For those of you who read my blog, you know that periodically I go for a stretch without posting. It’s not that there’s nothing to write about. If I’m deep into work on my memoir, I’m less inclined to write here. Lately, life has been pulling me in many directions, and it feels as if there’s almost too much to reflect on. What follows is more patchwork than whole cloth.
The Zen of the Y
This past summer, I trained for my hiking trip to the Canadian Rockies. I went regularly and worked a plan. My goal was to be physically able to hike each day and enjoy it. I didn’t look beyond the trip. But when I returned, I realized I missed going to the Y. Not the getting up and out the door at 5:30 a.m. part, but how I felt during and after a workout. Without realizing it, going to the Y has become a life habit, which for me means moving and staying flexible so as to meet aging on somewhat even terms.

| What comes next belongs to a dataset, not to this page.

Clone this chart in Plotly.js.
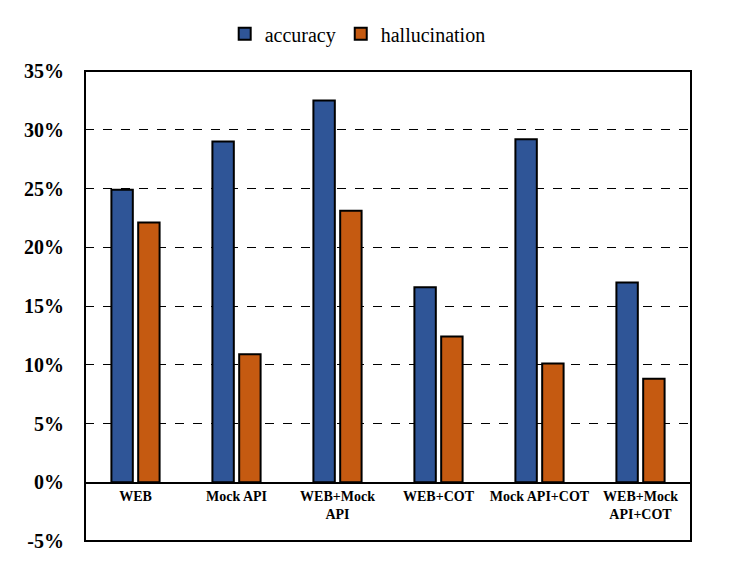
<!DOCTYPE html>
<html>
<head>
<meta charset="utf-8">
<script src="https://cdn.plot.ly/plotly-3.0.1.min.js"></script>
<style>html,body{margin:0;padding:0;background:#fff;}#chart{width:747px;height:561px;}</style>
</head>
<body>
<div id="chart"></div>
<script>
var categories = ["WEB", "Mock API", "WEB+Mock<br>API", "WEB+COT", "Mock API+COT", "WEB+Mock<br>API+COT"];
var accuracy = [0.249, 0.290, 0.325, 0.166, 0.292, 0.170];
var hallucination = [0.221, 0.109, 0.231, 0.124, 0.101, 0.088];
var yTicks = [-0.05, 0, 0.05, 0.10, 0.15, 0.20, 0.25, 0.30, 0.35];
var yTickText = ["-5%", "0%", "5%", "10%", "15%", "20%", "25%", "30%", "35%"];

var serif = "Liberation Serif";
var traces = [
  {type: "bar", name: "accuracy", x: categories, y: accuracy,
   marker: {color: "#2F5597", line: {color: "#000", width: 2}}},
  {type: "bar", name: "hallucination", x: categories, y: hallucination,
   marker: {color: "#C55A11", line: {color: "#000", width: 2}}}
];
var layout = {
  width: 747, height: 561,
  margin: {l: 85, r: 56, t: 71, b: 20},
  paper_bgcolor: "#fff", plot_bgcolor: "#fff",
  font: {family: serif, color: "#000"},
  barmode: "group", bargap: 0.47, bargroupgap: 0.2,
  showlegend: true,
  legend: {orientation: "h", x: 0.45, xanchor: "center", y: 1.079, yanchor: "middle",
           yref: "paper", font: {family: serif, size: 20, color: "#000"},
           bgcolor: "rgba(0,0,0,0)", itemwidth: 16, traceorder: "normal"},
  xaxis: {anchor: "free", position: 0.125, showline: true, linecolor: "#000", linewidth: 1.5,
          ticks: "", showgrid: false, zeroline: false,
          tickfont: {family: serif, size: 14, color: "#000", weight: "bold"}},
  yaxis: {range: [-0.05, 0.35], tickvals: yTicks, ticktext: yTickText,
          showgrid: true, gridcolor: "#000", gridwidth: 1, griddash: "dash",
          zeroline: false, showline: false, ticks: "", ticklabelstandoff: 20,
          tickfont: {family: serif, size: 20, color: "#000", weight: "bold"}},
  shapes: [{type: "rect", xref: "paper", yref: "paper", x0: 0, x1: 1, y0: 0, y1: 1,
            line: {color: "#000", width: 2}}]
};
Plotly.newPlot("chart", traces, layout, {displayModeBar: false, staticPlot: true});
</script>
</body>
</html>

Besides learning about the Bosu, kettlebells, and the TRX, I look forward to seeing the “regulars.” Margaret (we’re Tuesday, Thursday, Saturday gals) gives me her latest movie recommendation and chides me for being lazy if I miss a day or arrive after 6 a.m. Tony, a Monday through Friday guy, cracks jokes as he alternates between machines and weights. Chris seems to live there, and is determined to keep off the 60 pounds he lost a year ago. And if I’m lucky, I see someone from church or the neighborhood.
At the Y we put our earbuds in and do our own thing. There’s no competition, no judgment, mostly encouragement and admiration, along with gentle teasing.
In a recent article on weight lifting that I happened upon: “The perennial wisdom traditions and decades of psychological research point to three basic needs that, when fulfilled, allow people to thrive.” They are autonomy, mastery, and belonging. So I keep going to the Y, where it is all about showing up.
Wisdom Ways
I just finished a four-session class on contemplative prayer offered at Wisdom Ways, a center for spirituality at St. Catherine University. Over the years I’ve dipped in and out of contemplative prayer, knowing just enough to be dangerous (as in falsely believing I “get” it and could do it anytime I want but am a bit busy now so check with me later), but not enough to make it a regular practice, like the Y.
The instructor, a former Episcopal priest, used passages from three Gnostic Gospels, Philip, Thomas, and Mary Magdalene. Again and again they invited us to participate (practice) in the search for truth, and to do so with the heart. I wasn’t the only one who came each week with an excuse why I didn’t have time to sit quietly for 30 minutes each day.
In Mary Magdalene: “The Son of Humanity already exists within you. Follow him there, for those who seek him there will find him.” In other words, we keep seeking what we already have, something it’s taken me more than 60 years to recognize.
Art for More Than Art’s Sake
As thirsty as I’ve been for physical and spiritual exercise, my mind has been challenged by various art forms. This fall the Pillsbury House Theatre presented “Jimmy and Lorraine: A Musing.” The playbill described it as a meditation on the American political climate of the late 50’s and early 60’s through the lens of two significant artists of the time, James Baldwin and Lorraine Hansberry. Both came to the Civil Rights movement through their art, but ultimately, politics and the black experience informed their writing. Can the two ever be separated?
I’ve discovered Kate Walbert’s novels (A Short History of Women) and short stories (She Was Like That), in which she explores the real lives of contemporary women and the struggles they face around work-life choices, having children, and relationships in painfully honest ways. Her bravery in naming women’s reality and avoiding predetermined narratives inspires me in my own cross-generational look at the women in my family.
A current exhibit of the work of Theaster Gates at the Walker reveals a man of broad artistic abilities who strives not only to reclaim and repurpose found objects that might otherwise be destroyed but also to salvage from history the stories that haven’t been told. (For a recent example, see the movie The Report.)
Two days earlier I heard Esi Edugyan, author of Washington Black, talk about how her own experience shaped the creation of her title character. Questions of displacement, identity, and belonging become more potent when looked at from the perspective of a young black boy who has only understood himself as a slave.
What does it mean to be at odds with the history before you, she asked, a history in which you aren’t represented and didn’t write the laws? “True agency,” Edugyan said, “is as urgent as love—and just as elusive.” Think about that, as I still am.

A Walk
When it warmed up enough this week to venture out for a walk, I headed down to the Mississippi River. I enjoy the view from along the bluff, where recently I’d seen a coyote at dusk. Already the river is frozen, locked down for the season. I’ve been feeling this same inertia, even stuckness as winter sets in.
I stopped and took in the vista, sensing there was something else to see, something I could only see with my heart. Beneath the white sheet of ice a river moved, living water, in perpetual transformation.